● THE PROBLEM
Below are some records. Say how many of their lines contain the string "this", and give nothing but the number.

(Figure scripts)
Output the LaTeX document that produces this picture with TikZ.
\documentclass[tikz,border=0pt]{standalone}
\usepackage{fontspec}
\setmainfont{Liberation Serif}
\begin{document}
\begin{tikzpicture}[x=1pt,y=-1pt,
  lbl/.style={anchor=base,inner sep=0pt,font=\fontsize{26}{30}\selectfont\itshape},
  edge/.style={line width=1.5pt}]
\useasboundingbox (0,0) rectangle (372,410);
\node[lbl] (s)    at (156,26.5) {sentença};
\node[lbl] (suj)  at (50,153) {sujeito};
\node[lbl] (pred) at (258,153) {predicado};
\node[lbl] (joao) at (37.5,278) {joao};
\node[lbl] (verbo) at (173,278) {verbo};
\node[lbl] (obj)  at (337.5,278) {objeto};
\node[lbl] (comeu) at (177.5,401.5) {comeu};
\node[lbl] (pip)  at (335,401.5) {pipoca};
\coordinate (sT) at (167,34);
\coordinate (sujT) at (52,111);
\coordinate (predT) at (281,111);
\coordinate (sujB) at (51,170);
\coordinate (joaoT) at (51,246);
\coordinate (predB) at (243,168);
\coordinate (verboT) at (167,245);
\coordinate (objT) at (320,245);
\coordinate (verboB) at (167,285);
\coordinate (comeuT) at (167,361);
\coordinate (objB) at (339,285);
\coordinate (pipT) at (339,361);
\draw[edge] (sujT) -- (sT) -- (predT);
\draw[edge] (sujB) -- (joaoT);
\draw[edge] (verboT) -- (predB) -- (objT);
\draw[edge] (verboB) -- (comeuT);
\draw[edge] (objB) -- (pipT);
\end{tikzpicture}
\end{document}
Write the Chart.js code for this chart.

● FINISHED EXERCISE
2